When Augustine was a sixteen years of age, Patricius his father died, but Augustine made a small account of this in his Confessions. When Augustine was twenty-two years of age, however, he lost a dear friend, and then in his adulthood as a Christian his loving mother, Monica, died. Both of these deaths affected Augustine.
Whereas in his Confessions, the death of his father was merely mentioned, their two deaths were covered in some detail. The death of his close friend in Tagaste in the year 376 was significant in that it made Augustine realise that life is temporal. Looking back reflectively on his life in his Confessions, Augustine wrote that the death of this closest and dearest friend had positively influenced his own process of conversion to the Christian faith. Augustine discovered how deep the bond of friendship ran very deeply within him when he lost this un-named dear friend. He later wrote, "For I thought that my soul and his were but one soul in two bodies." (Confessions 4, 6, 11)

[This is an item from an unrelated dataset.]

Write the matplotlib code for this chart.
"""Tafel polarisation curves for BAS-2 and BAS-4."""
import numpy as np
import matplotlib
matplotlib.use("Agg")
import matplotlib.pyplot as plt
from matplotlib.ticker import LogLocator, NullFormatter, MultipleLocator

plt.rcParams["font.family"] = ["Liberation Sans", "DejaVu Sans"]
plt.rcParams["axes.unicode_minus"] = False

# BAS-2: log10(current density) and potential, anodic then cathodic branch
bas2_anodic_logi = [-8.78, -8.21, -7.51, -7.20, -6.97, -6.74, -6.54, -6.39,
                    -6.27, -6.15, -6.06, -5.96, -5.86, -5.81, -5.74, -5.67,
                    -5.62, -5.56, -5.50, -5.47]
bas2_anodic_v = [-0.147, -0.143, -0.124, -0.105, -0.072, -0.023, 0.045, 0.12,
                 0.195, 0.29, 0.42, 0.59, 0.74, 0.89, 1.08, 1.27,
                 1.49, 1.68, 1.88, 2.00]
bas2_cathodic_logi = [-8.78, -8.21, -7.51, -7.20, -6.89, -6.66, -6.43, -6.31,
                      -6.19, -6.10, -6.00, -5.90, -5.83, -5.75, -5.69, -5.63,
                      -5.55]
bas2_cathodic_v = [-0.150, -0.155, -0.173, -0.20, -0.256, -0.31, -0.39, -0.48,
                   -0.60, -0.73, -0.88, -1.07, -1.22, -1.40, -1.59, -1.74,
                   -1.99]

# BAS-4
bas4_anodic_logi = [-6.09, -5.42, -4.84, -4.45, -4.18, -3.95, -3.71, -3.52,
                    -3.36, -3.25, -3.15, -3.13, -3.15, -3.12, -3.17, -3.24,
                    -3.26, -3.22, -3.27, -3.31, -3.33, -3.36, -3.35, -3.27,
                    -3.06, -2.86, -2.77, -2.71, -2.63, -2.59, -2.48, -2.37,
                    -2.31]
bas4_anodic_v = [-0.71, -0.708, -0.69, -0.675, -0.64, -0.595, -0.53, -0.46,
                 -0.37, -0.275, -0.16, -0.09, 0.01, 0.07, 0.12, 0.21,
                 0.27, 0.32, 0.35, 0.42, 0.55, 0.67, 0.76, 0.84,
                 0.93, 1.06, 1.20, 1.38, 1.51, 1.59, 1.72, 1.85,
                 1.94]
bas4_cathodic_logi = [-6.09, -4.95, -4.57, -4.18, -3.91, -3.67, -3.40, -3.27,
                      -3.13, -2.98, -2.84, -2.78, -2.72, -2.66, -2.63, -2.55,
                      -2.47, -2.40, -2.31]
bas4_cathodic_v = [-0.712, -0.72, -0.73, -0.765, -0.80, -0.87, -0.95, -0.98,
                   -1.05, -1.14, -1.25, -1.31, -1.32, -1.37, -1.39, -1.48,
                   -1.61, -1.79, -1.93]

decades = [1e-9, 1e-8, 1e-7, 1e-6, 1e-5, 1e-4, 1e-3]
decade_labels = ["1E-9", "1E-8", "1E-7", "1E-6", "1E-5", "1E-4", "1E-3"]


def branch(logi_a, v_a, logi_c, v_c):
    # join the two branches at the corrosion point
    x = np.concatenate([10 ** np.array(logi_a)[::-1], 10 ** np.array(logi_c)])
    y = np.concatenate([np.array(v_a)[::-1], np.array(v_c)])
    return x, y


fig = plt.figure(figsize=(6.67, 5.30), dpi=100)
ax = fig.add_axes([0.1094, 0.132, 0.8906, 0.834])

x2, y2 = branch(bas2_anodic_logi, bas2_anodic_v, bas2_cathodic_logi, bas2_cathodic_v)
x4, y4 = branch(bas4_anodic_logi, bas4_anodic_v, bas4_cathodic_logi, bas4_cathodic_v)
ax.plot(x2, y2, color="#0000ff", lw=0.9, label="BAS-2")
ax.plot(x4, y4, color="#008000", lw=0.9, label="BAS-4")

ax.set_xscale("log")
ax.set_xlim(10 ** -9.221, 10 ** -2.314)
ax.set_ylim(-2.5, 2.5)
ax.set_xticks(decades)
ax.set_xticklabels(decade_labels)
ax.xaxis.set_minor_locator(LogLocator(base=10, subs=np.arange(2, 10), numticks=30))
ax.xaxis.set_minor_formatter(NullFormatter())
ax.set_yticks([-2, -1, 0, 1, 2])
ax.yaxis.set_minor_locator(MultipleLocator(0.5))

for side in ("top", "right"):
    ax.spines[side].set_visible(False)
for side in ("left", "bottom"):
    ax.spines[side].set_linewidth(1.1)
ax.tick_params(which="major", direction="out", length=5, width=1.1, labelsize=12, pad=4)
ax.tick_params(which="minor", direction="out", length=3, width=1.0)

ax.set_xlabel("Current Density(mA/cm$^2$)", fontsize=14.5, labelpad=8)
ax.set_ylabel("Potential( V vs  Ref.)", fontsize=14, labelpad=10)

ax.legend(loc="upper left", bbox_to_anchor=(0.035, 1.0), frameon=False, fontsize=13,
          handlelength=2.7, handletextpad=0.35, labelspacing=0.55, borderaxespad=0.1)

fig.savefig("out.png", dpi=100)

For Augustine the mystical "bond of love" that thoroughly binds community members together is the work of the Holy Spirit. As reported in the Confessions, Augustine and this unnamed friend had known each other for a short time when his friend died, yet Augustine felt that he was losing someone he had known all his life. "You [God] took the man from this life when our friendship had scarcely completed a year. It had been sweet to me beyond all sweetnesses of life that I had experienced."

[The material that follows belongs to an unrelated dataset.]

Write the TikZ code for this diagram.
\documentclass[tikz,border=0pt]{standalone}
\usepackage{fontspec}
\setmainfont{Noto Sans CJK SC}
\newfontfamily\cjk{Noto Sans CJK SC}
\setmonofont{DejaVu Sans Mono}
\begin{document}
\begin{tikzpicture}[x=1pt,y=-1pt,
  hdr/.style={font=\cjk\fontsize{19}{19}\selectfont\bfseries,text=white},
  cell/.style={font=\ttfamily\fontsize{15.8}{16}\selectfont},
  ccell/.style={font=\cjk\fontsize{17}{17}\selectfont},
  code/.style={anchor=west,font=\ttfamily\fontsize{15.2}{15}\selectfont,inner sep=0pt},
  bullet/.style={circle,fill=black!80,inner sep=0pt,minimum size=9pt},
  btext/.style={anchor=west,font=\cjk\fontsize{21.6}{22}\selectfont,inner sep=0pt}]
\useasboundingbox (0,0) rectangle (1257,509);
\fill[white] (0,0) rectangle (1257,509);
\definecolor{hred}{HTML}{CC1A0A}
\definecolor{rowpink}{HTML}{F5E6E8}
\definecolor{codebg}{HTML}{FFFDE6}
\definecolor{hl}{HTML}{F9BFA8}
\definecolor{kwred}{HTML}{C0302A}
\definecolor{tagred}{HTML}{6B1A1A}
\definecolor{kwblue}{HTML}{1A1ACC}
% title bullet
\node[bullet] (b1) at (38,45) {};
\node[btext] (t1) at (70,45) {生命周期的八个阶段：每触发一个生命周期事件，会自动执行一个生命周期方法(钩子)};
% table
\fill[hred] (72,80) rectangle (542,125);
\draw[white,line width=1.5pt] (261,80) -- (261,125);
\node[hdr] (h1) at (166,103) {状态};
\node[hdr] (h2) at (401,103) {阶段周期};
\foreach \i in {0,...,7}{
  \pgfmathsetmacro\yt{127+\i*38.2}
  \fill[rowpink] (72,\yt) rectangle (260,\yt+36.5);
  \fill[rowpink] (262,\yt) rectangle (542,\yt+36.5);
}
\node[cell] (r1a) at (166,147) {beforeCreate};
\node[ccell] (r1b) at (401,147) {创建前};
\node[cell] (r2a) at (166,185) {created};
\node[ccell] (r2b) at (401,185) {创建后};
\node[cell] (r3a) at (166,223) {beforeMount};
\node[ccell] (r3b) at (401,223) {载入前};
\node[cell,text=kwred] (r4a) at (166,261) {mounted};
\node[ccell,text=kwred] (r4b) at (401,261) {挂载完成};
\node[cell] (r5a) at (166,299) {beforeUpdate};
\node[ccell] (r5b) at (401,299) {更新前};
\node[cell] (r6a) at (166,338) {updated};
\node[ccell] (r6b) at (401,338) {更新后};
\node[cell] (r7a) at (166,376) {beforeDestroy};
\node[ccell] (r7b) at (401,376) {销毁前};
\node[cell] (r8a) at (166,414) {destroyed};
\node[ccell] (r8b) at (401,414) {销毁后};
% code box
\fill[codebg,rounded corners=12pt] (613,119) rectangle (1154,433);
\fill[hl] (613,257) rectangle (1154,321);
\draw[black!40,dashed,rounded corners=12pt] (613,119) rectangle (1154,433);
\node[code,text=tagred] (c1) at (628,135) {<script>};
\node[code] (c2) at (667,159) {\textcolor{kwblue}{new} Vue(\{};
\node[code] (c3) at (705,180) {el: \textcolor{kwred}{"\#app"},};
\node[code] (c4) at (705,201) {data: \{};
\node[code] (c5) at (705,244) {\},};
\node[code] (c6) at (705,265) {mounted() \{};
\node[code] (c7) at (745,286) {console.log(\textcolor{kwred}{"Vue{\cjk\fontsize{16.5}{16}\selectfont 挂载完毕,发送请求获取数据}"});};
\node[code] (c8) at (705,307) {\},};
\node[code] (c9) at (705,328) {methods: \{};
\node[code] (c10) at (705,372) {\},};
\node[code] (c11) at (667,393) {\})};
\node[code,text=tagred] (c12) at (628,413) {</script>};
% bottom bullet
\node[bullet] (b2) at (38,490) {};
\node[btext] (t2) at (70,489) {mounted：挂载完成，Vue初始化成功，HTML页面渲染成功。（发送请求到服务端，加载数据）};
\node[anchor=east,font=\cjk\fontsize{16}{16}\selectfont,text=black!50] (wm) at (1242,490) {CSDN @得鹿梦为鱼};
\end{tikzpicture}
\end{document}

This friend is not named in the Confessions. This young man had a bad fever, and he was baptised while not conscious. Augustine felt as if this baptism would have no effect on him, and that he would carry to eternal judgment all the evil actions of his life. When his friend briefly regained consciousness, he and Augustine had a minor conflict over a joke Augustine made concerning the baptism. The friend was upset because he did not find it a matter for laughter. But they resolved the conflict before Augustine departed. Augustine was then absent for a few days, and his friend died. Augustine was stricken with constant grief. In his sorrow over his friend's death, Augustine moved from Thagaste to Carthage.

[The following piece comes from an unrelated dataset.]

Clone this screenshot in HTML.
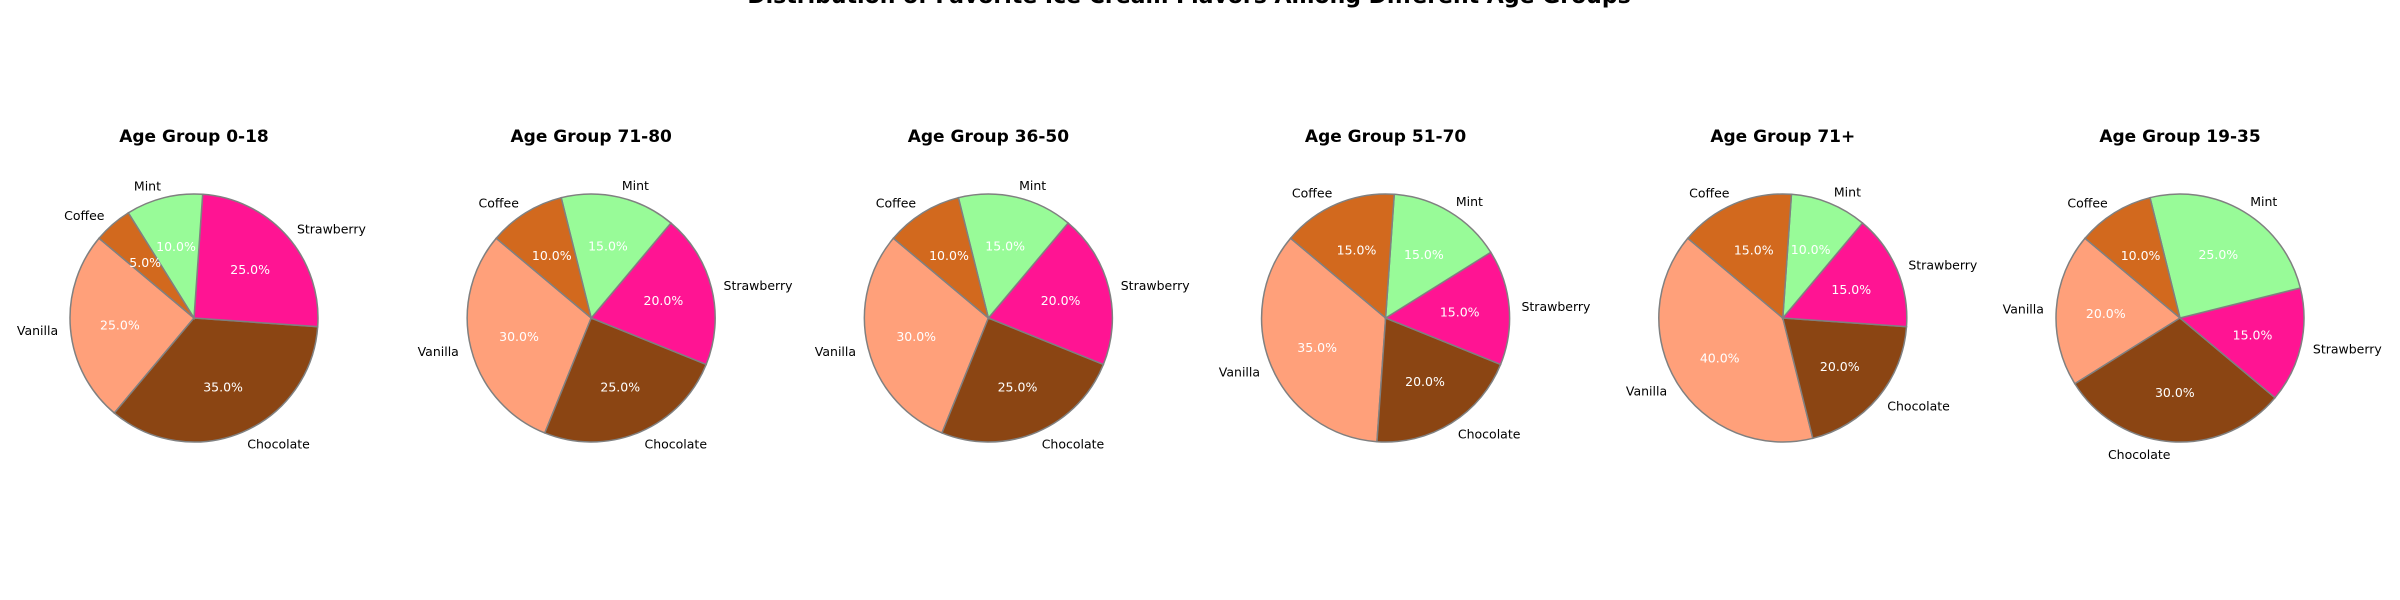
<!DOCTYPE html>
<html><head><meta charset="utf-8"><style>
html,body{margin:0;padding:0;background:#fff;}
svg{display:block;font-family:"DejaVu Sans","Liberation Sans",sans-serif;}
</style></head><body>
<svg id="chart" width="2400" height="600" viewBox="0 0 2400 600" xmlns="http://www.w3.org/2000/svg">
<rect width="2400" height="600" fill="#fff"/>
<text x="1189" y="3" text-anchor="middle" font-size="22" font-weight="bold">Distribution of Favorite Ice Cream Flavors Among Different Age Groups</text>
<g id="pies"></g>
</svg>
<script>
const groups = ["Age Group 0-18","Age Group 71-80","Age Group 36-50","Age Group 51-70","Age Group 71+","Age Group 19-35"];
const flavors = ["Vanilla","Chocolate","Strawberry","Mint","Coffee"];
const vanilla = [25,30,30,35,40,20];
const chocolate = [35,25,25,20,20,30];
const strawberry = [25,20,20,15,15,15];
const mint = [10,15,15,15,10,25];
const coffee = [5,10,10,15,15,10];
const colors = ["#FFA07A","#8B4513","#FF1493","#98FB98","#D2691E"];
const series = [vanilla,chocolate,strawberry,mint,coffee];
const startAngle = 140;
const R = 124, cy = 318, x0 = 194, dx = 397.2;
const ns = "http://www.w3.org/2000/svg";
const root = document.getElementById('pies');
function mk(tag, attrs){const e=document.createElementNS(ns,tag);for(const k in attrs)e.setAttribute(k,attrs[k]);return e;}
groups.forEach((g,gi)=>{
  const cx = x0 + gi*dx;
  const grp = mk('g',{});
  
  
  root.appendChild(grp);
  const t = mk('text',{x:cx,y:142,'text-anchor':'middle','font-size':17,'font-weight':'bold'});
  t.textContent = g;
  
  
  grp.appendChild(t);
  const vals = series.map(s=>s[gi]);
  const total = vals.reduce((a,b)=>a+b,0);
  let a = startAngle;
  vals.forEach((v,i)=>{
    const sweep = v/total*360;
    const a1 = a*Math.PI/180, a2=(a+sweep)*Math.PI/180;
    const p1=[cx+R*Math.cos(a1), cy-R*Math.sin(a1)];
    const p2=[cx+R*Math.cos(a2), cy-R*Math.sin(a2)];
    const large = sweep>180?1:0;
    const path = mk('path',{d:`M${cx},${cy} L${p1[0]},${p1[1]} A${R},${R} 0 ${large} 0 ${p2[0]},${p2[1]} Z`,fill:colors[i],stroke:'#808080','stroke-width':1.5});
    
    
    grp.appendChild(path);
    const mid = (a+sweep/2)*Math.PI/180;
    const lx = cx+1.1*R*Math.cos(mid), ly = cy-1.1*R*Math.sin(mid);
    const lab = mk('text',{x:lx,y:ly+5,'font-size':12.5,'text-anchor':Math.cos(mid)>0?'start':'end'});
    lab.textContent = flavors[i];
    
    
    grp.appendChild(lab);
    a += sweep;
  });
  a = startAngle;
  vals.forEach((v,i)=>{
    const sweep = v/total*360;
    const mid = (a+sweep/2)*Math.PI/180;
    const px = cx+0.6*R*Math.cos(mid), py = cy-0.6*R*Math.sin(mid);
    const pt = mk('text',{x:px,y:py+5,'font-size':12.5,'text-anchor':'middle',fill:'#fff'});
    pt.textContent = (v/total*100).toFixed(1)+'%';
    
    
    grp.appendChild(pt);
    a += sweep;
  });
});
</script>
</body></html>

The next significant death that Augustine had to confront in his life was that of Monica, his mother. The year was 387. Augustine had already prepared for baptism in her company, received the sacrament from Ambrose, Bishop of Milan, and was with Monica, his mother, at the port of Ostia during a naval blockade while awaiting a ship back to North Africa. In a garden at Ostia, mother and son shared a mystical experience. Monica then told him that, as far as he was concerned, she had nothing more for which to live now that he was a Christian. Within five days, Monica was deathly ill with a fever. One day she was unconscious, and regained consciousness the next day, but then she died.
When he wrote his Confessions, the death of Monica was the most detailed account of death in that book. He described the last two weeks of her life, and then gave his intimate reactions to her sudden death from a fever (possibly malaria). He did not feel the need for weeping for over her death, unlike he had done years earlier on the death of his unnamed friend.
Death played a large role in the Confessions, yet with death of his mother Augustine no longer wrote about it strictly in an autobiographical fashion. Rather, he used the incident more to reflect on his philosophical views of life. Death is a especially prominent theme of Book 9 of the Confessions. In the first half of Book 9, Augustine mentions the deaths of three members of his circle. All three deaths are presented out of time sequence with the plan of the Confessions. They interrupt the chronology of the narrative.
The first death mentioned there is that of Verecundus, his rich friend who owned the estate at Cassiciacum that Augustine used for half a year prior to his baptism. The date of the death of the second person, his friend Nebridius, is uncertain. He died relatively young, was a cleric like Augustine, and evidently remained a close friend to Augustine until the end. Finally, Augustine mentions his son, Adeodatus, who died in the company of Augustine at Thagaste about two years after the baptism of the both of them had happened in Milan.
Augustine reports all three deaths with an air of wistfulness, but not sorrow. He is confident that all three of these people died in the embrace of God. Their deaths prepare the reader for the longer discussion of the death of Monica that occupies the last half of Book 9. The coverage of these four deaths in Book 9 of the Confessions emphasises the theme of change. It is figuratively the death of the old life and the beginning of the new - just as the life of Augustine was to be so radically altered spiritually by his conversion and baptism.